┌──

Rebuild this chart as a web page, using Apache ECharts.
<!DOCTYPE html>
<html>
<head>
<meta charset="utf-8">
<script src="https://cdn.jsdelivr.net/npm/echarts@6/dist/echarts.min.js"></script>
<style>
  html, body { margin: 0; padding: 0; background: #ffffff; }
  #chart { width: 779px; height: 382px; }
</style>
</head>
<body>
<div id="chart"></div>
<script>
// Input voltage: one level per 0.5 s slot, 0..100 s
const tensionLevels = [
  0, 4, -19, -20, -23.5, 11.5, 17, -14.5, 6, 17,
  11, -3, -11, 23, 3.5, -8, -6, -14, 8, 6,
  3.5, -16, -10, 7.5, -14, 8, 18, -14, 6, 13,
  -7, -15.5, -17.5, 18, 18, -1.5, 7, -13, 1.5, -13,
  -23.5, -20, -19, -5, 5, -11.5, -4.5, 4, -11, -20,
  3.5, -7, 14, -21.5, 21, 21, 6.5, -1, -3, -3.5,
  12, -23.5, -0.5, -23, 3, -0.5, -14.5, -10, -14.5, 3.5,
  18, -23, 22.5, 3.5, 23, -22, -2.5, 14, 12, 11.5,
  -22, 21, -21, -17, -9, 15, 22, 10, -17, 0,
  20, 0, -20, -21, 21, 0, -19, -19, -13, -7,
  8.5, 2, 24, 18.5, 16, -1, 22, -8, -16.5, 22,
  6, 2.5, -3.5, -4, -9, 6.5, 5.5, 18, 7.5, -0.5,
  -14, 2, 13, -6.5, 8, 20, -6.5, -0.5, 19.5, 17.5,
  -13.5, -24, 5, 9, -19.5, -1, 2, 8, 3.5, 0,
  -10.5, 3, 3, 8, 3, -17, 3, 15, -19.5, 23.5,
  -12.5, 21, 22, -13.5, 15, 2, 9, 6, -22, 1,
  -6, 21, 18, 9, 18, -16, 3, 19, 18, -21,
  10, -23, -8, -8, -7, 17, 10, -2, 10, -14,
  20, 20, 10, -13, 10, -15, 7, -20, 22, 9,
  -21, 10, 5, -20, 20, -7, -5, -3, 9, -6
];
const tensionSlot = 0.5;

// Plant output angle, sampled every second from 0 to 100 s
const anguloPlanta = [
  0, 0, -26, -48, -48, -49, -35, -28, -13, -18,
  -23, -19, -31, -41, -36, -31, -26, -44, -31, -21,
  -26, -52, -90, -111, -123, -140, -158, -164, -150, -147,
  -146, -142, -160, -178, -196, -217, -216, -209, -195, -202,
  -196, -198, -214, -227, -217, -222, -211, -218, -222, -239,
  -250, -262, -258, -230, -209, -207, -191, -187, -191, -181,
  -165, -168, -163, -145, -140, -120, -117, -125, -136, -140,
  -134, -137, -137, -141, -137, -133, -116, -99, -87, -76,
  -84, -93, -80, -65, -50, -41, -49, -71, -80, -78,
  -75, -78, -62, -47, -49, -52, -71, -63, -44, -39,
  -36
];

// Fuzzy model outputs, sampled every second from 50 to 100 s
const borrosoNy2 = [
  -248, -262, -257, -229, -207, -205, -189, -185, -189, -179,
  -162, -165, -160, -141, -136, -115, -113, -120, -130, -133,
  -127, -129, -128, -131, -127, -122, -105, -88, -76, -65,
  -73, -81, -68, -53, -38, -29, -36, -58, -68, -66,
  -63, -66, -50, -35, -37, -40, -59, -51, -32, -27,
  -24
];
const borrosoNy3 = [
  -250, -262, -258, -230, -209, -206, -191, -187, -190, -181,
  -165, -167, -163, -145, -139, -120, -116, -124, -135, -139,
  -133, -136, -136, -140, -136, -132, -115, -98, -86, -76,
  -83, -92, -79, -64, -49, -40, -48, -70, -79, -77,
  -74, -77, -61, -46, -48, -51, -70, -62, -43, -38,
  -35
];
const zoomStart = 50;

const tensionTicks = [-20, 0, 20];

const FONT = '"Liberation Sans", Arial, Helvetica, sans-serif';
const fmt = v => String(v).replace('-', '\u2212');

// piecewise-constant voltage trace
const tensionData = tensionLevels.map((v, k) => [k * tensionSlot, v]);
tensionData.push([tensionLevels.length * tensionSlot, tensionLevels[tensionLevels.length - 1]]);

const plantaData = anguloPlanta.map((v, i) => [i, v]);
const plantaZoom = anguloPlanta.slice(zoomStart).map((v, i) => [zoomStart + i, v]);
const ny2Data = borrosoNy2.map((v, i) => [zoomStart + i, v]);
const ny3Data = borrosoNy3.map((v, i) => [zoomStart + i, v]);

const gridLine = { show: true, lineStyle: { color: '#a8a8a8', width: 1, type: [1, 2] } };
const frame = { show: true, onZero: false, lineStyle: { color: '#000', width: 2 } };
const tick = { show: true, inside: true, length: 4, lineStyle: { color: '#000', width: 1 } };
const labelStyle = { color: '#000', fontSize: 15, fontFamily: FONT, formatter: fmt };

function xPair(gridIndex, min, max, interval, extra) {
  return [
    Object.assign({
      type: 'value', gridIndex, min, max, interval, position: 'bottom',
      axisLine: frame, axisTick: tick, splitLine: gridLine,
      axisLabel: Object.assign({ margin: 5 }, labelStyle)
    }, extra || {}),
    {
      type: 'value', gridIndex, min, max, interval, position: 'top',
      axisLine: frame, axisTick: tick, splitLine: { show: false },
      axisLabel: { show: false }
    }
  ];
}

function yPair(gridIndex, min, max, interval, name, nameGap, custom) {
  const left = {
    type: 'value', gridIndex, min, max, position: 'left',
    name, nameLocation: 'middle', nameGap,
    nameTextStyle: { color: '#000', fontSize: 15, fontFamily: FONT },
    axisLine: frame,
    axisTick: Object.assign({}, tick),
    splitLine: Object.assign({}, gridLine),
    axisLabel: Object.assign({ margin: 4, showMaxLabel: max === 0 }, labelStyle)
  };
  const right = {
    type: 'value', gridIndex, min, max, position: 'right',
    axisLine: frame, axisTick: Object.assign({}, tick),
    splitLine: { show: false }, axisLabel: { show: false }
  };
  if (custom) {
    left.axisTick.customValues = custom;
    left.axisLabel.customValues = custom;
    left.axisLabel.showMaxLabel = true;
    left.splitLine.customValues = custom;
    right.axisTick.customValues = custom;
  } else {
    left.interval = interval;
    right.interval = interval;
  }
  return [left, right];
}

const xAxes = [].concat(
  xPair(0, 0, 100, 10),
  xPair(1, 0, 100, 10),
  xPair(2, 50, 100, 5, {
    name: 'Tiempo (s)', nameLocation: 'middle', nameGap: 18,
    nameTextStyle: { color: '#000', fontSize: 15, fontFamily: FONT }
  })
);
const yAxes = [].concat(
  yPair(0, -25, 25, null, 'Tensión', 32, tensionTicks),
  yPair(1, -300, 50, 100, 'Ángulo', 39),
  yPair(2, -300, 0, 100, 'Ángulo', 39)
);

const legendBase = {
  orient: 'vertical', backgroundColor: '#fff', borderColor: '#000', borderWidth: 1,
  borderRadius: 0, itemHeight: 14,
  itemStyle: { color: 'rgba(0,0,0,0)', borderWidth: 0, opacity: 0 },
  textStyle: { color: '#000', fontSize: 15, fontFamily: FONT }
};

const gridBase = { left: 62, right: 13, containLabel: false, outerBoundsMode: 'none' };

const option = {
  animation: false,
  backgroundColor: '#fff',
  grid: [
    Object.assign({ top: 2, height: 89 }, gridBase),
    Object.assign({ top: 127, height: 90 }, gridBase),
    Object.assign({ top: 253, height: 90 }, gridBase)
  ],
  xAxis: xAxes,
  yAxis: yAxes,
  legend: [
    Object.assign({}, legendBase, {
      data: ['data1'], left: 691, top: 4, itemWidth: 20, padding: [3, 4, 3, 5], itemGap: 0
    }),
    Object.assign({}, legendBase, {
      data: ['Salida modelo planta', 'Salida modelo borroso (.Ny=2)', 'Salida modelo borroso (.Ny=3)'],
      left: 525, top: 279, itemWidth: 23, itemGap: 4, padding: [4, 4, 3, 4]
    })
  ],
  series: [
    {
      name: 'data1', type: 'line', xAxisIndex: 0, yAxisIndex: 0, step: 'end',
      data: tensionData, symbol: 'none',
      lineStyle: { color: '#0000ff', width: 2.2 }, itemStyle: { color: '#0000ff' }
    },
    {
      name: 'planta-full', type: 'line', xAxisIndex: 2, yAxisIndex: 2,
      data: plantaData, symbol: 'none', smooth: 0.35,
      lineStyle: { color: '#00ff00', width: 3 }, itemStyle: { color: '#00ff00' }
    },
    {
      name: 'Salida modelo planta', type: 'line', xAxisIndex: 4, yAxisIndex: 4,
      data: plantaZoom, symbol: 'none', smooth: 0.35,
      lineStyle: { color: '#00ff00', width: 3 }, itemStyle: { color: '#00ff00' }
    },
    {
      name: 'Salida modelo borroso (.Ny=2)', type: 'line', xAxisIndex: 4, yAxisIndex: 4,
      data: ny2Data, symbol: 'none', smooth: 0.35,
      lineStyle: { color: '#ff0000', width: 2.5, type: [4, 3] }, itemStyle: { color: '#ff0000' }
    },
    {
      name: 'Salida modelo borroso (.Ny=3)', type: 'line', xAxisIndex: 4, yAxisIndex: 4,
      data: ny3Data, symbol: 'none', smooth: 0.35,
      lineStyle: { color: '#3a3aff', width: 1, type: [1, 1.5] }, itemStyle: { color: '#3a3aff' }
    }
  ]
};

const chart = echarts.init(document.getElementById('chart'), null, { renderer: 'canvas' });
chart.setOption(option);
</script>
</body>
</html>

└──
┌──

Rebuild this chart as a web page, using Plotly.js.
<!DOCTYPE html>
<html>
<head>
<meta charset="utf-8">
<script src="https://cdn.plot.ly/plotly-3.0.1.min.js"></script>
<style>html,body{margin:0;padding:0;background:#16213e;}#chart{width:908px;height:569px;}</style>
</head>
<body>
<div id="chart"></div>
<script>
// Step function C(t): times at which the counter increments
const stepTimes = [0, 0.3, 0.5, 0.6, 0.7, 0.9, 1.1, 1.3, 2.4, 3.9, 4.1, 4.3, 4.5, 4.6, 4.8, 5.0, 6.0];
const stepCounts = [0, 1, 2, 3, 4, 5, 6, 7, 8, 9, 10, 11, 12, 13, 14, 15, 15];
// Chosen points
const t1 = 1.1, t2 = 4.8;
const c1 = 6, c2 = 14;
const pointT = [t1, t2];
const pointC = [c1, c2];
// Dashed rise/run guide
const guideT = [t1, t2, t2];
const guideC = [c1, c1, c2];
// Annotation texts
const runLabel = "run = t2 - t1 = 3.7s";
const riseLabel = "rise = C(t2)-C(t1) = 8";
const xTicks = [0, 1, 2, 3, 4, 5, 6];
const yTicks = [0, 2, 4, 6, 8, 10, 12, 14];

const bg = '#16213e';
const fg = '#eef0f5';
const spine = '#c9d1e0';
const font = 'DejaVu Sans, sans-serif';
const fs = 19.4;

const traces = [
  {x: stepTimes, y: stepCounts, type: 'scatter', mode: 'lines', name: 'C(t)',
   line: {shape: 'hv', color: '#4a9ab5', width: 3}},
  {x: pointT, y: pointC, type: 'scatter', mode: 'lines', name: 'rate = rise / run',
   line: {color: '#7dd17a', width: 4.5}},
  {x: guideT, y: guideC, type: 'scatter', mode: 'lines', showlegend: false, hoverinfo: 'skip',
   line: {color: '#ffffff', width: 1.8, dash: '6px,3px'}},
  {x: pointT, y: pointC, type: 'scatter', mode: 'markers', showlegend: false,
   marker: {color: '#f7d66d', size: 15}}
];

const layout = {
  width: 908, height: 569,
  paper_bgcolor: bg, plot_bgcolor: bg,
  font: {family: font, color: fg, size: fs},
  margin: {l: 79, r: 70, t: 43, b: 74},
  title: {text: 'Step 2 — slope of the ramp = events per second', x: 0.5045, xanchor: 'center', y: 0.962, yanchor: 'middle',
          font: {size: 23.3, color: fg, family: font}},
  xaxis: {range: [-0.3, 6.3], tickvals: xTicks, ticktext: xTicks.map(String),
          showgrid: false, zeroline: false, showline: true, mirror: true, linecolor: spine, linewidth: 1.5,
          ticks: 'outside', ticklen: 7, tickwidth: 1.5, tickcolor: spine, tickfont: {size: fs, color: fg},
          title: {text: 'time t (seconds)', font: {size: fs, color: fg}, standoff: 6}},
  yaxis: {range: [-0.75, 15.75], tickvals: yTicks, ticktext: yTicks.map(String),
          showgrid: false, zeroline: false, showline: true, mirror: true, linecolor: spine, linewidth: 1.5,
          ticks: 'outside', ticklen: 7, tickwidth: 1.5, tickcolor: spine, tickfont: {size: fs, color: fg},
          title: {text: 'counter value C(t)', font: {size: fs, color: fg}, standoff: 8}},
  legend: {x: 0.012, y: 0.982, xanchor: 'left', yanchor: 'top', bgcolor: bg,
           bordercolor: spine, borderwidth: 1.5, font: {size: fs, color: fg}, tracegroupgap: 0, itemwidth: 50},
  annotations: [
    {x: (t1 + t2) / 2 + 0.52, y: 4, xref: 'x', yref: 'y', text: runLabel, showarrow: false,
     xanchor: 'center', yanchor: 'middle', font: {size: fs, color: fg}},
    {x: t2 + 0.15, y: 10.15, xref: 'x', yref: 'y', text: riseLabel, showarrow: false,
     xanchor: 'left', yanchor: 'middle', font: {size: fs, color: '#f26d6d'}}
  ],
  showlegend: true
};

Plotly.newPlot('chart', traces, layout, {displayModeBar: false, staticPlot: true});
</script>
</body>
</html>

└──

Instructions to follow:
Repeat word for word the lines from the line containing "Rebuild this chart as a web page, using Plotly.js." to the line containing "const yTicks = [0, 2, 4, 6, 8, 10, 12, 14];", both lines included; nothing else should appear.

Response for this exercise:
Rebuild this chart as a web page, using Plotly.js.
<!DOCTYPE html>
<html>
<head>
<meta charset="utf-8">
<script src="https://cdn.plot.ly/plotly-3.0.1.min.js"></script>
<style>html,body{margin:0;padding:0;background:#16213e;}#chart{width:908px;height:569px;}</style>
</head>
<body>
<div id="chart"></div>
<script>
// Step function C(t): times at which the counter increments
const stepTimes = [0, 0.3, 0.5, 0.6, 0.7, 0.9, 1.1, 1.3, 2.4, 3.9, 4.1, 4.3, 4.5, 4.6, 4.8, 5.0, 6.0];
const stepCounts = [0, 1, 2, 3, 4, 5, 6, 7, 8, 9, 10, 11, 12, 13, 14, 15, 15];
// Chosen points
const t1 = 1.1, t2 = 4.8;
const c1 = 6, c2 = 14;
const pointT = [t1, t2];
const pointC = [c1, c2];
// Dashed rise/run guide
const guideT = [t1, t2, t2];
const guideC = [c1, c1, c2];
// Annotation texts
const runLabel = "run = t2 - t1 = 3.7s";
const riseLabel = "rise = C(t2)-C(t1) = 8";
const xTicks = [0, 1, 2, 3, 4, 5, 6];
const yTicks = [0, 2, 4, 6, 8, 10, 12, 14];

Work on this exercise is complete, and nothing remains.